Rumor: Intel to stop offering socketed desktop CPUs

No better way to start the post-Thanksgiving week than with a strange, eyebrow-raising, and possibly worrying rumor. Yes, according to the folks over at Japanese site PC Watch, Intel is going to abandon socketed processor packages with its 2014 architectural refresh.

PC Watch is talking about Broadwell, the 14-nm successor to Haswell (which will itself supplant Ivy Bridge next year). Reportedly, Broadwell will only be available in BGA, or ball-grid-array, variants. If I'm reading this right, you'll only be able to buy Broadwell processors soldered onto motherboards—no more retail-boxed, easily interchangeable CPUs.

PC Watch goes on to say Intel will bring the platform controller hub die onto the processor package, as well, which will make Broadwell a sort of proto-SOC. The chipmaker is expected to target power envelopes between 10W and 57W. Right now, Ivy Bridge spans the gamut from 17W (for ultrabook variants) to 77W (for high-end desktop chips). That's down from a maximum of 130W for six-core, LGA2011 Sandy Bridge CPUs, which still lack Ivy-based successors.

Unless this story is complete bunk, it looks like Intel will double down on low-power, small-form factor systems at the expense of traditional desktops. That would probably be good for computing in general, but sadly, it would mean we enthusiasts get the short end of the stick.

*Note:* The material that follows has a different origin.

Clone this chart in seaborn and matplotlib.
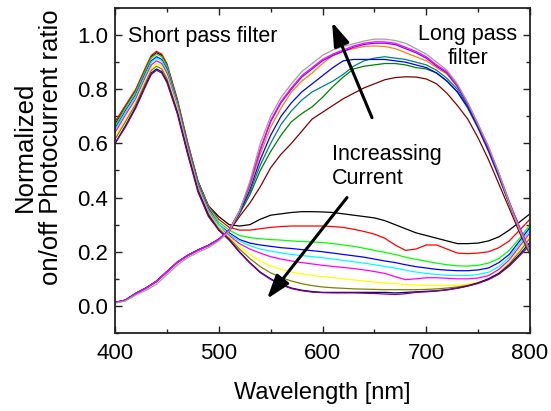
import matplotlib
matplotlib.use("Agg")
import matplotlib.pyplot as plt
import seaborn as sns
import numpy as np
import pandas as pd
from matplotlib.ticker import MultipleLocator

# ---------------- data ----------------
# wavelength grid of the "short pass" curves (finer around the 440 nm peak)
wl_short = [400, 410, 420, 430, 435, 440, 445, 450, 460, 470, 480, 490, 500,
            510, 520, 530, 540, 550, 560, 570, 580, 590, 600,
            610, 620, 630, 640, 650, 660, 670, 680, 690, 700,
            710, 720, 730, 740, 750, 760, 770, 780, 790, 800]
# wavelength grid of the "long pass" curves
wl_long = list(range(400, 801, 10))

# "short pass" curves (peak near 440 nm)
sp_black = [0.67,0.735,0.795,0.88,0.92,0.935,0.925,0.89,0.76,0.60,0.46,0.37,0.33, 0.30,0.295,0.30,0.32,0.335,0.34,0.345,0.348,0.348,0.347, 0.345,0.34,0.335,0.33,0.325,0.315,0.30,0.285,0.27,0.26, 0.25,0.24,0.23,0.23,0.232,0.24,0.255,0.28,0.31,0.34]
sp_red = [0.68,0.74,0.80,0.885,0.925,0.94,0.93,0.895,0.765,0.605,0.46,0.37,0.32, 0.29,0.28,0.28,0.285,0.29,0.293,0.295,0.295,0.295,0.295, 0.293,0.29,0.283,0.275,0.265,0.25,0.225,0.205,0.21,0.225, 0.225,0.21,0.195,0.193,0.195,0.20,0.215,0.24,0.28,0.32]
sp_green = [0.665,0.73,0.79,0.875,0.915,0.93,0.92,0.885,0.755,0.595,0.455,0.365,0.31, 0.28,0.26,0.252,0.248,0.245,0.243,0.24,0.238,0.236,0.234, 0.23,0.225,0.22,0.213,0.205,0.198,0.19,0.18,0.172,0.165, 0.158,0.152,0.148,0.147,0.15,0.158,0.175,0.205,0.25,0.30]
sp_blue = [0.655,0.72,0.78,0.865,0.905,0.92,0.91,0.875,0.75,0.59,0.45,0.36,0.30, 0.27,0.245,0.232,0.225,0.22,0.215,0.212,0.208,0.204,0.20, 0.195,0.19,0.185,0.18,0.173,0.166,0.16,0.152,0.145,0.14, 0.135,0.132,0.13,0.13,0.133,0.14,0.16,0.19,0.24,0.29]
sp_cyan = [0.65,0.715,0.775,0.86,0.90,0.915,0.905,0.87,0.745,0.585,0.445,0.355,0.30, 0.265,0.24,0.222,0.21,0.202,0.196,0.19,0.186,0.182,0.178, 0.173,0.168,0.163,0.158,0.152,0.146,0.14,0.132,0.125,0.12, 0.116,0.113,0.112,0.112,0.116,0.124,0.145,0.18,0.23,0.28]
sp_magenta = [0.64,0.705,0.765,0.85,0.89,0.905,0.895,0.86,0.735,0.58,0.44,0.35,0.29, 0.26,0.23,0.21,0.195,0.182,0.173,0.166,0.16,0.155,0.15, 0.146,0.142,0.138,0.133,0.127,0.12,0.108,0.097,0.10,0.104, 0.104,0.102,0.10,0.10,0.103,0.112,0.135,0.17,0.22,0.27]
sp_yellow = [0.625,0.69,0.755,0.84,0.88,0.895,0.885,0.85,0.73,0.575,0.435,0.345,0.29, 0.255,0.22,0.19,0.165,0.148,0.135,0.125,0.118,0.113,0.108, 0.104,0.10,0.096,0.092,0.088,0.085,0.082,0.079,0.077,0.076, 0.075,0.075,0.076,0.08,0.088,0.10,0.125,0.16,0.21,0.26]
sp_olive = [0.615,0.68,0.745,0.83,0.87,0.885,0.875,0.84,0.72,0.57,0.43,0.34,0.285, 0.25,0.21,0.175,0.145,0.122,0.105,0.092,0.082,0.075,0.07, 0.067,0.065,0.063,0.062,0.061,0.06,0.06,0.06,0.06,0.061, 0.063,0.066,0.07,0.076,0.085,0.10,0.12,0.155,0.20,0.25]
sp_navy = [0.60,0.665,0.735,0.82,0.86,0.875,0.865,0.83,0.715,0.565,0.425,0.335,0.28, 0.245,0.20,0.16,0.125,0.10,0.08,0.066,0.058,0.053,0.05, 0.05,0.05,0.05,0.05,0.05,0.05,0.048,0.05,0.052,0.054, 0.056,0.06,0.066,0.074,0.085,0.10,0.12,0.15,0.19,0.235]
sp_purple = [0.60,0.66,0.73,0.815,0.855,0.87,0.86,0.825,0.71,0.56,0.42,0.33,0.28, 0.243,0.198,0.158,0.123,0.098,0.078,0.064,0.056,0.051,0.049, 0.048,0.048,0.048,0.047,0.046,0.044,0.042,0.045,0.05,0.052, 0.055,0.059,0.065,0.073,0.083,0.097,0.117,0.147,0.185,0.225]

# "long pass" curves (broad peak near 650 nm)
lp_wine = [0.013,0.022,0.047,0.067,0.092,0.127,0.162,0.187,0.207,0.224,0.246,0.275, 0.33,0.38,0.44,0.51,0.56,0.60,0.645,0.69,0.715, 0.74,0.765,0.785,0.805,0.82,0.835,0.843,0.846,0.845,0.838, 0.82,0.785,0.74,0.69,0.62,0.54,0.45,0.36,0.27,0.19]
lp_green = [0.013,0.021,0.046,0.066,0.091,0.126,0.161,0.186,0.206,0.223,0.246,0.278, 0.34,0.41,0.50,0.57,0.63,0.68,0.71,0.735,0.77, 0.81,0.845,0.875,0.885,0.89,0.895,0.895,0.89,0.88,0.875, 0.86,0.83,0.79,0.73,0.655,0.57,0.475,0.375,0.28,0.19]
lp_teal = [0.013,0.021,0.046,0.066,0.091,0.126,0.161,0.186,0.206,0.223,0.246,0.28, 0.345,0.42,0.52,0.60,0.67,0.72,0.76,0.79,0.81, 0.83,0.855,0.885,0.905,0.915,0.92,0.915,0.91,0.90,0.89, 0.87,0.84,0.80,0.74,0.665,0.58,0.48,0.38,0.285,0.195]
lp_blue = [0.013,0.021,0.046,0.066,0.091,0.126,0.161,0.186,0.206,0.223,0.246,0.28, 0.345,0.43,0.54,0.63,0.70,0.75,0.79,0.82,0.85, 0.88,0.905,0.91,0.91,0.91,0.91,0.905,0.90,0.89,0.88, 0.86,0.83,0.79,0.735,0.66,0.575,0.48,0.38,0.285,0.20]
lp_orange = [0.012,0.02,0.045,0.065,0.09,0.125,0.16,0.185,0.205,0.222,0.245,0.28, 0.35,0.44,0.56,0.66,0.73,0.79,0.83,0.86,0.895, 0.925,0.94,0.95,0.958,0.96,0.958,0.95,0.935,0.92,0.905, 0.88,0.855,0.81,0.745,0.67,0.585,0.49,0.385,0.29,0.20]
lp_violet = [0.012,0.021,0.046,0.066,0.09,0.125,0.16,0.186,0.206,0.223,0.246,0.28, 0.35,0.45,0.575,0.68,0.75,0.80,0.845,0.875,0.905, 0.925,0.94,0.955,0.965,0.97,0.97,0.965,0.95,0.935,0.915, 0.885,0.86,0.81,0.745,0.665,0.58,0.485,0.38,0.285,0.20]
lp_pink = [0.012,0.02,0.045,0.065,0.09,0.125,0.16,0.185,0.205,0.222,0.245,0.28, 0.35,0.45,0.58,0.685,0.755,0.805,0.85,0.88,0.91, 0.93,0.945,0.96,0.97,0.975,0.975,0.97,0.955,0.94,0.92, 0.89,0.865,0.815,0.75,0.67,0.585,0.49,0.385,0.29,0.205]
lp_gray = [0.01,0.018,0.04,0.058,0.08,0.115,0.15,0.178,0.198,0.215,0.24,0.275, 0.35,0.46,0.60,0.70,0.77,0.82,0.865,0.895,0.925, 0.945,0.958,0.968,0.978,0.985,0.985,0.98,0.97,0.95,0.93, 0.90,0.87,0.82,0.75,0.67,0.59,0.49,0.38,0.28,0.20]

x_ticks = [400, 500, 600, 700, 800]
y_ticks = [0.0, 0.2, 0.4, 0.6, 0.8, 1.0]

short_series = [
    (sp_black, "#000000"), (sp_red, "#ff0000"), (sp_green, "#00ff00"),
    (sp_blue, "#0000ff"), (sp_cyan, "#00ffff"), (sp_magenta, "#ff00ff"),
    (sp_yellow, "#ffff00"), (sp_olive, "#808000"), (sp_navy, "#000080"),
    (sp_purple, "#800080"),
]
long_series = [
    (lp_wine, "#800000"), (lp_green, "#008000"), (lp_teal, "#008080"),
    (lp_blue, "#0000ff"), (lp_orange, "#ff8000"), (lp_violet, "#8000ff"),
    (lp_pink, "#ff00ff"), (lp_gray, "#a0a0a0"),
]

# ---------------- style ----------------
sns.set_theme(style="ticks")
plt.rcParams["font.family"] = ["Liberation Sans", "DejaVu Sans"]
plt.rcParams["text.color"] = "black"
plt.rcParams["axes.labelcolor"] = "black"
plt.rcParams["xtick.color"] = "black"
plt.rcParams["ytick.color"] = "black"

fig = plt.figure(figsize=(5.51, 4.11), dpi=100)
ax = fig.add_axes([115/551, 1-333/411, 415/551, 325/411])

for vals, col in short_series:
    sns.lineplot(x=wl_short, y=vals, color=col, lw=0.9, ax=ax)
for vals, col in long_series:
    sns.lineplot(x=wl_long, y=vals, color=col, lw=0.9, ax=ax)

ax.set_xlim(400, 800)
ax.set_ylim(-0.1, 1.1)
ax.set_xticks(x_ticks)
ax.set_yticks(y_ticks)
ax.set_yticklabels([f"{v:.1f}" for v in y_ticks])
ax.xaxis.set_minor_locator(MultipleLocator(50))
ax.yaxis.set_minor_locator(MultipleLocator(0.1))
ax.tick_params(which="both", direction="in", top=True, right=True,
               color="#222222", labelcolor="black", width=1.0)
ax.tick_params(which="major", length=5)
ax.tick_params(which="minor", length=3)
ax.tick_params(axis="x", which="major", labelsize=16, pad=7)
ax.tick_params(axis="y", which="major", labelsize=16, pad=5)
for s in ax.spines.values():
    s.set_color("#222222")
    s.set_linewidth(1.3)

ax.set_xlabel("Wavelength [nm]", fontsize=17, labelpad=13, color="black")
ax.set_ylabel("Normalized\non/off Photocurrent ratio", fontsize=18.5,
              multialignment="center", linespacing=1.08, color="black")
ax.yaxis.label.set_verticalalignment("center")
ax.yaxis.set_label_coords(-0.1855, 0.572)

ax.text(412.5, 0.974, "Short pass filter", fontsize=15.5, ha="left", va="baseline")
ax.text(740, 0.893, "Long pass\nfilter", fontsize=15.5, ha="center", va="baseline",
        multialignment="center", linespacing=1.2)
ax.text(609, 0.449, "Increassing\nCurrent", fontsize=15.5, ha="left", va="baseline",
        linespacing=1.2)

arrow = dict(arrowstyle="-|>,head_length=0.9,head_width=0.3", lw=2.2,
             color="black", mutation_scale=16, shrinkA=0, shrinkB=0)
ax.annotate("", xy=(609.2, 1.048), xytext=(647.7, 0.695), arrowprops=arrow)
ax.annotate("", xy=(546.5, 0.026), xytext=(623.6, 0.40), arrowprops=arrow)

fig.savefig("out.png", dpi=100)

Of course, we already know what it's like to build a PC with a processor soldered onto the motherboard. Such boards are widely available today—just search Newegg or Amazon for Mini-ITX Intel Atom or AMD E-series offerings. The reduced flexibility is unfortunate, but it doesn't make building your own PC impractical—not even remotely. (Thanks to X-bit labs for the tip.)